Menu
Libération
Décryptage

L'opportune fuite de l'enquête financière visant la famille de Théo L.

«Le Parisien» dévoile ce vendredi que la famille du jeune agressé par quatre policiers à Aulnay-sous-Bois est accusée d'«abus de confiance» et «escroquerie». Ce n'est pas la première fois qu'une affaire sur une victime de violences policières sort juste après de tels faits.
par Ismaël Halissat
publié le 24 février 2017 à 16h18

Dans son édition de ce vendredi, le Parisien s'intéresse à une enquête financière préliminaire qui vise la famille de Théo L. Le début de ces investigations est antérieur aux faits qui ont conduit à la mise en examen pour «viol» d'un policier et de trois autres pour «violences volontaires» lors de l'interpellation du jeune homme le 2 février.

Quelles sont les investigations en cours ?

Selon le Parisien, une enquête préliminaire a été ouverte en juin par le parquet de Bobigny pour «suspicion d'abus de confiance et escroquerie». Plusieurs membres de la famille sont visés, dont Théo L. Cette enquête est menée par la police judiciaire de la Seine-Saint-Denis. Les investigations concernent le fonctionnement d'Aulnay Events, une association «de prévention et d'entraide» créée en 2003 par la famille. Cette structure, dont le président est Mickaël L., un des frères de Théo L., aurait embauché une trentaine de salariés, formés et employés en tant qu'animateurs. Les interrogations des enquêteurs portent sur une somme de 678 000 euros. Ces subventions auraient été reçues de la part de l'Etat entre janvier 2014 et juin 2016, pour l'embauche de contrats aidés.

L'affaire commence en 2015 par un contrôle de l'Inspection du travail d'Ile-de-France. «Aucun élément matériel probant n'a pu être produit par les dirigeants de l'association pour étayer la réalité des emplois», selon le Parisien.
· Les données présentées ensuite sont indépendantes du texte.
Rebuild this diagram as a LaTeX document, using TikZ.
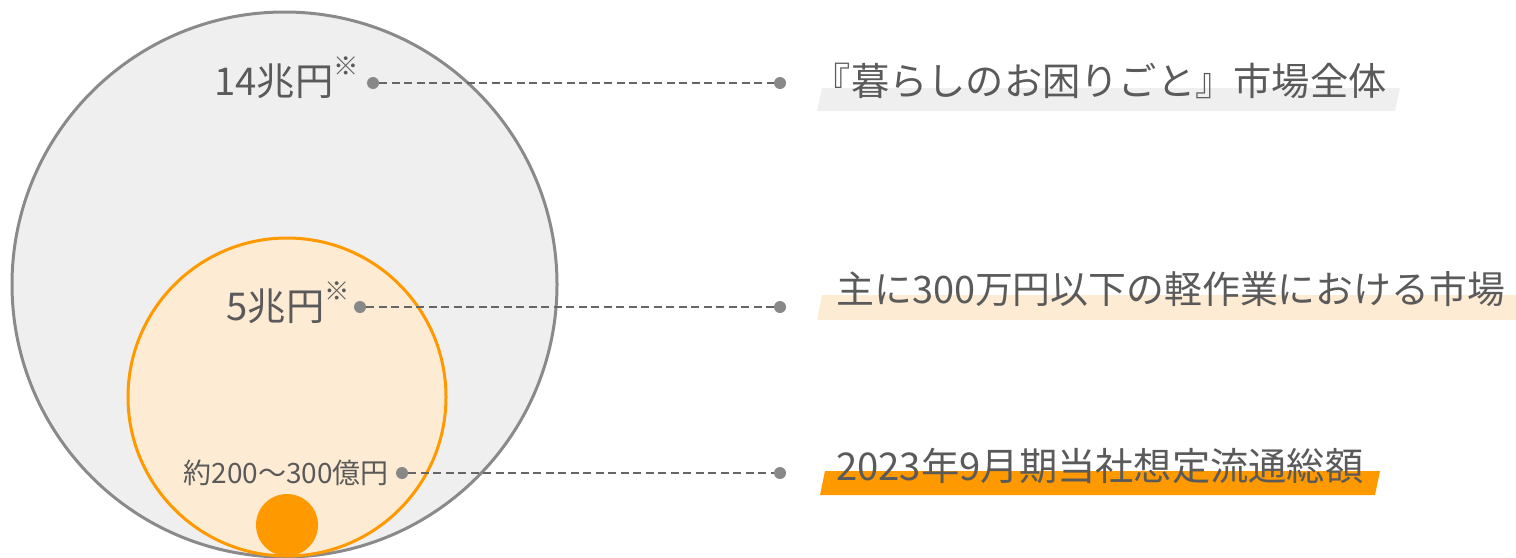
\documentclass[tikz,border=0pt]{standalone}
\usepackage{fontspec}
\setmainfont{Noto Sans CJK JP}
\definecolor{txt}{HTML}{5A5A5A}
\definecolor{ring}{HTML}{8A8A8A}
\definecolor{bgray}{HTML}{EFEFEF}
\definecolor{orng}{HTML}{FF9900}
\definecolor{lorng}{HTML}{FDEBD3}
\definecolor{dashc}{HTML}{666666}
\definecolor{dotc}{HTML}{888888}
\tikzset{
  dotmark/.style={circle,fill=dotc,inner sep=0pt,minimum size=12*0.75pt},
  leader/.style={draw=dashc,line width=2*0.75pt,dash pattern=on 8*0.75pt off 4.5*0.75pt},
  bigtxt/.style={text=txt,inner sep=0pt,font=\fontsize{28.7pt}{31pt}\selectfont},
  smalltxt/.style={text=txt,inner sep=0pt,font=\fontsize{21pt}{24pt}\selectfont},
}
\begin{document}
\begin{tikzpicture}[x=0.75pt,y=-0.75pt]
\useasboundingbox (0,0) rectangle (1516,557);
% circles
\node[circle,draw=ring,fill=bgray,line width=3*0.75pt,minimum size=545*0.75pt,inner sep=0pt] (outer) at (284.5,284.5) {};
\node[circle,draw=orng,fill=lorng,line width=3*0.75pt,minimum size=318*0.75pt,inner sep=0pt] (mid) at (287,397) {};
\node[circle,fill=orng,minimum size=62*0.75pt,inner sep=0pt] (core) at (287,525) {};
% bands
\fill[bgray] (822,88) -- (1400,88) -- (1395,111) -- (817,111) -- cycle;
\fill[lorng] (822,295) -- (1516,295) -- (1516,320) -- (817,320) -- cycle;
\fill[orng] (825,471) -- (1380,471) -- (1375,495) -- (820,495) -- cycle;
% dots
\node[dotmark] (l1) at (373,83) {};
\node[dotmark] (r1) at (780,83) {};
\node[dotmark] (l2) at (360,307) {};
\node[dotmark] (r2) at (780,307) {};
\node[dotmark] (l3) at (402,473) {};
\node[dotmark] (r3) at (780,473) {};
\draw[leader] (l1) -- (r1);
\draw[leader] (l2) -- (r2);
\draw[leader] (l3) -- (r3);
% left labels
\node[bigtxt,anchor=base east] (v1) at (359,95) {14兆円\raisebox{0.5em}{\fontsize{19pt}{19pt}\selectfont ※}};
\node[bigtxt,anchor=base east] (v2) at (350,320) {5兆円\raisebox{0.5em}{\fontsize{19pt}{19pt}\selectfont ※}};
\node[smalltxt,anchor=base east] (v3) at (389,483) {約200〜300億円};
% right labels
\node[bigtxt,anchor=base east] (t1) at (1387,95) {『暮らしのお困りごと』市場全体};
\node[bigtxt,anchor=base west,font=\fontsize{28.4pt}{31pt}\selectfont] (t2) at (836,303) {主に300万円以下の軽作業における市場};
\node[bigtxt,anchor=base west] (t3) at (836,480) {2023年9月期当社想定流通総額};
\end{tikzpicture}
\end{document}
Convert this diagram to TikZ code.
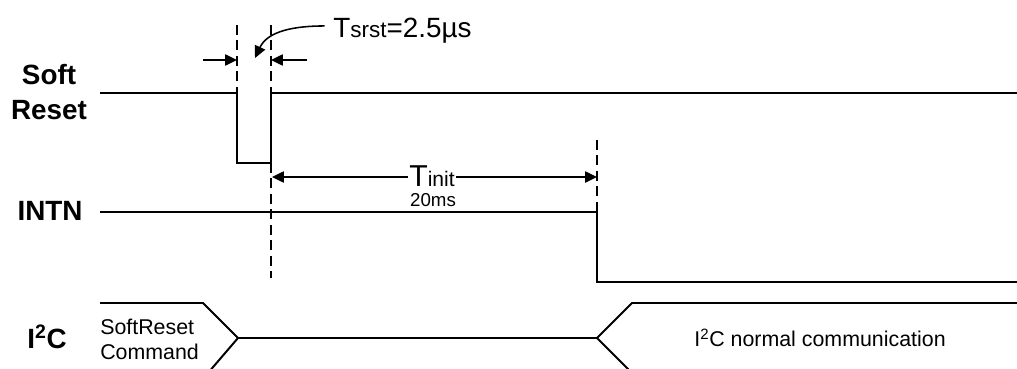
\documentclass[tikz,border=0pt]{standalone}
\usepackage{fontspec}
\setmainfont{Liberation Sans}
\usetikzlibrary{arrows.meta}
\tikzset{
  sig/.style={line width=1.4pt},
  guide/.style={line width=1.1pt, dash pattern=on 7pt off 4pt},
  dim/.style={line width=1.1pt, -{Triangle[length=8.5pt,width=8pt]}},
  lbl/.style={font=\fontsize{19.8}{24.8}\selectfont\bfseries, align=center, inner sep=0pt},
  bus/.style={font=\fontsize{15.2}{17.7}\selectfont, align=left, inner sep=0pt},
}
\begin{document}
\begin{tikzpicture}[x=0.025cm,y=-0.025cm]
\useasboundingbox (0,0) rectangle (1017,368);

% signal names
\node[lbl] (srname) at (49,92) {Soft\\Reset};
\node[lbl] (intnname) at (50,211) {INTN};
\node[lbl] (i2cname) at (47,337) {I\textsuperscript{2}C};

% waveforms
\draw[sig] (100,93) -- (237,93) -- (237,163) -- (271,163) -- (271,93) -- (1017,93);% Soft Reset
\draw[sig] (100,212) -- (597,212) -- (597,282) -- (1017,282);% INTN
\draw[sig] (100,303) -- (203,303) -- (238,338) -- (208,373);% I2C
\draw[sig] (238,338) -- (597,338);
\draw[sig] (1017,303) -- (632,303) -- (597,338) -- (632,373);

\node[bus, anchor=base west] (cmd) at (100,359) {SoftReset\\Command};
\node[bus] (normal) at (820,338) {I\textsuperscript{2}C normal communication};

% timing guides
\coordinate (g1) at (237,25);
\coordinate (g2) at (271,25);
\draw[guide] (g1) -- (237,93);
\draw[guide] (g2) -- (271,93);
\draw[guide] (271,163) -- (271,278);
\draw[guide] (597,140) -- (597,212);

% Tsrst
\coordinate (fall) at (237,60);
\coordinate (rise) at (271,60);
\coordinate (fallfrom) at (203,60);
\coordinate (risefrom) at (307,60);
\draw[dim] (fallfrom) -- (fall);
\draw[dim] (risefrom) -- (rise);
\node[anchor=base west, inner sep=0pt, font=\fontsize{19.8}{23}\selectfont] (tsrst) at (333,37) {T{\fontsize{16}{18}\selectfont srst}=2.5µs};
\coordinate (srsttip) at (255,58);
\draw[dim] ([xshift=-6pt,yshift=3pt]tsrst.west) to[out=180,in=65] (srsttip);

% Tinit
\coordinate (initA) at (272,177);
\coordinate (initB) at (597,177);
\draw[line width=1.1pt, {Triangle[length=8.5pt,width=8pt]}-{Triangle[length=8.5pt,width=8pt]}] (initA) -- (initB);
\node[anchor=base, fill=white, inner sep=1pt, text depth=0pt, font=\fontsize{21.5}{24}\selectfont] (tinit) at (432,186) {T{\fontsize{15}{18}\selectfont init}};
\node[anchor=base, inner sep=0pt, font=\fontsize{13.3}{16}\selectfont] (twenty) at (433,206) {20ms};
\end{tikzpicture}
\end{document}
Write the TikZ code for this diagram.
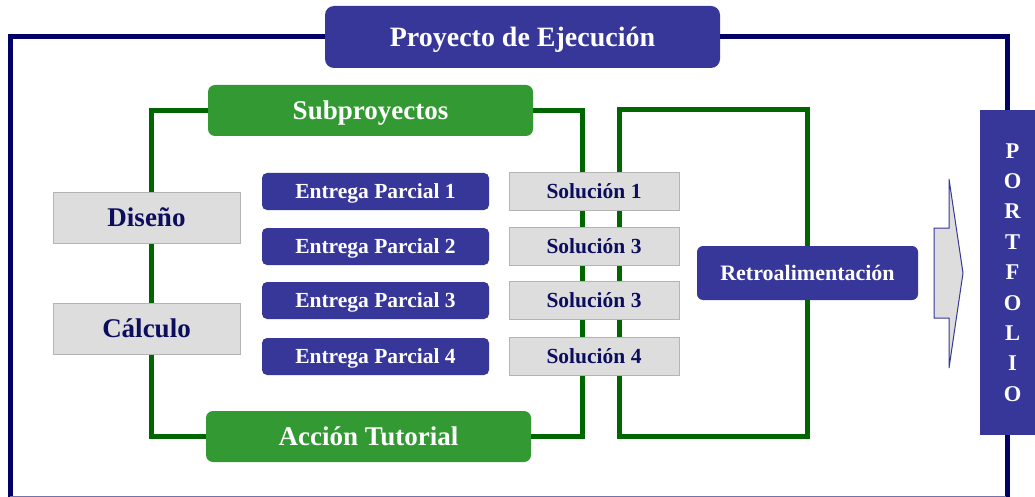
\documentclass[tikz,border=0pt]{standalone}
\usepackage{fontspec}
\setmainfont{Liberation Serif}
\definecolor{azul}{RGB}{55,54,153}
\definecolor{marino}{RGB}{0,0,102}
\definecolor{verde}{RGB}{51,153,51}
\definecolor{verdeosc}{RGB}{0,102,0}
\definecolor{gris}{RGB}{221,221,221}
\definecolor{grisb}{RGB}{180,180,180}
\definecolor{letra}{RGB}{13,13,94}
\newcommand{\tam}[1]{\bfseries\fontsize{#1}{#1}\selectfont}
\begin{document}
\begin{tikzpicture}[x=1pt, y=-1pt,
    caja/.style={inner sep=0pt, text depth=0pt},
    chico/.style={font=\tam{21.5}, text height=14.1pt},
    grande/.style={font=\tam{27}, text height=17.7pt},
    azulbox/.style={caja, fill=azul, rounded corners=6pt, text=white},
    verdebox/.style={caja, grande, fill=verde, rounded corners=7pt, text=white,
        minimum width=325pt, minimum height=51pt},
    grisbox/.style={caja, fill=gris, draw=grisb, line width=1pt, text=letra},
    marco/.style={draw=marino, line width=5pt},
    rama/.style={draw=verdeosc, line width=5pt}]
\useasboundingbox (0,0) rectangle (1035,497);

\node[azulbox, rounded corners=9pt, minimum width=395pt, minimum height=62pt, font=\tam{28}, text height=18.3pt] (proy) at (522.5,37) {Proyecto de Ejecución};
\node[verdebox] (sub) at (370.5,110.5) {Subproyectos};
\node[verdebox] (acc) at (368.5,436.5) {Acción Tutorial};
\node[azulbox, minimum width=221pt, minimum height=54pt, font=\tam{22}, text height=14.4pt] (retro) at (807.5,273) {Retroalimentación};
\node[fill=azul, minimum width=55pt, minimum height=325pt, inner sep=0pt] (port) at (1007.5,272.5) {};
\node[text=white, align=center, inner sep=0pt, font=\bfseries\fontsize{22.5}{30.4}\selectfont,
    xshift=5pt] (porttxt) at (port.center) {P\\O\\R\\T\\F\\O\\L\\I\\O};

% marco exterior
\draw[marco] (proy.west) -| (10.5,497);
\draw[marco] (proy.east) -| (port.north);
\draw[marco] (port.south) -- ++(0,62);
\draw[draw=marino!55, line width=1pt] (10,496) -- (1006,496);

% ramas verdes
\draw[rama] (sub.west) -- ++(-56,0) |- (acc.west);
\draw[rama] (sub.east) -- ++(49,0) |- (acc.east);
\draw[rama] (retro.north) |- (619,110) -- (619,436.5) -| (retro.south);

\node[grisbox, grande, minimum width=187pt, minimum height=51pt] (dis) at (146.5,217.5) {Diseño};
\node[grisbox, grande, minimum width=187pt, minimum height=51pt] (calc) at (146.5,328.5) {Cálculo};

\foreach \i/\y/\s in {1/191.5/1, 2/246.5/3, 3/300.5/3, 4/356.5/4}{
    \node[azulbox, chico, rounded corners=5pt, minimum width=227pt, minimum height=37pt] (ent\i) at (375.5,\y) {Entrega Parcial \i};
    \node[grisbox, chico, minimum width=170pt, minimum height=38pt] (sol\i) at (594,\y) {Solución \s};
}

% flecha
\draw[fill=gris, draw=azul, line width=1pt] (934,228) -- (949,228) -- (949,179) -- (963,273)
    -- (949,368) -- (949,318) -- (934,318) -- cycle;
\end{tikzpicture}
\end{document}
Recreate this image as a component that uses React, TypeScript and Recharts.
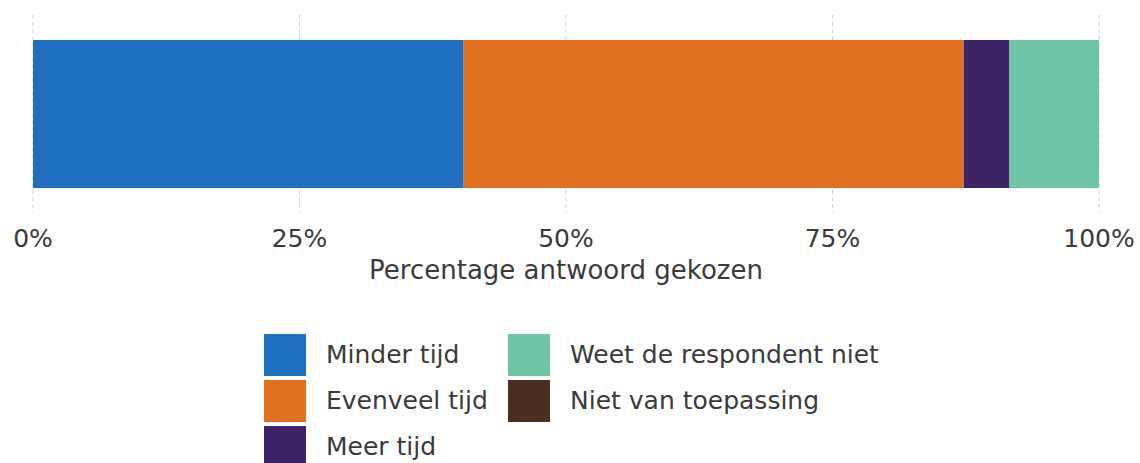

L'Inspection du travail ne retrouve pas non plus de trace du paiement de 350 000 euros de cotisations sociales. Puis l'association ferme. En avril, l'Inspection du travail fait un signalement auprès du parquet de Bobigny. L'enquête préliminaire est ouverte dans la foulée.

Qui est visé par cette enquête ?

A ce stade de la procédure, personne n'est poursuivi. Selon le Parisien, huit membres de la famille ont perçu de l'association plus de 170 000 euros de rémunérations. Dont 52 000 euros ont été versés à Théo L. «Les enquêteurs cherchent à savoir s'il s'agit d'un véritable système familial d'escroquerie aux aides d'Etat ou d'une mauvaise gestion», note le Parisien. Aucun membre de la famille n'a encore été entendu par la police selon le quotidien.

Que répond Mickaël L., l’ancien président de l’association ?

Dans une interview réalisée également par le Parisien, Mickaël L. donne sa version des faits : «Nous avons répondu à toutes les questions de l'inspection du travail et apporté de vraies explications. La somme de 678 000 euros que vous mentionnez correspond au montant des aides que l'Etat a versé pour la rémunération des salariés durant un an et demi. Faites le calcul, on avait plus de 30 animateurs qui intervenaient sur Aulnay, sur l'Ile-de-France et ailleurs. Les animateurs étaient engagés en CDI pour mettre en place des activités et organiser des séjours.»

Interrogé ensuite sur l'absence supposée d'éléments matériels de l'utilisation de cet argent, Mickaël L. indique que «les agents de l'inspection du travail sont venus nous voir dans nos locaux et ils ont pu constater qu'il y avait un réel travail fourni. Les jeunes que l'on a salariés pourront en témoigner, les sorties que l'on a organisées en témoignent aussi. Alors que l'on dise la vérité sans essayer de nous salir».

Pourquoi cette information sort-elle maintenant ?

C’est un classique dans les histoires de violences policières : Adama Traoré, mort cet été après son interpellation par des gendarmes, en est l’exemple parfait. On sort les vieux dossiers, les casiers judiciaires et les enquêtes en cours. Quel rapport avec les faits initiaux ? Aucun. La famille de Théo L., n’y échappe donc pas.

«A part pour allumer un contre-feu sur la question des violences policières, il n'y a aucune raison que ça sorte maintenant», réagit Simon Picou de la CGT-Travail. Dans un communiqué, son syndicat «dénonce toute tentative d'instrumentalisation de l'action des services d'inspection du travail à des fins qui lui sont étrangères». Pas besoin de connaître précisément les arcanes du journalisme pour comprendre d'où vient la fuite.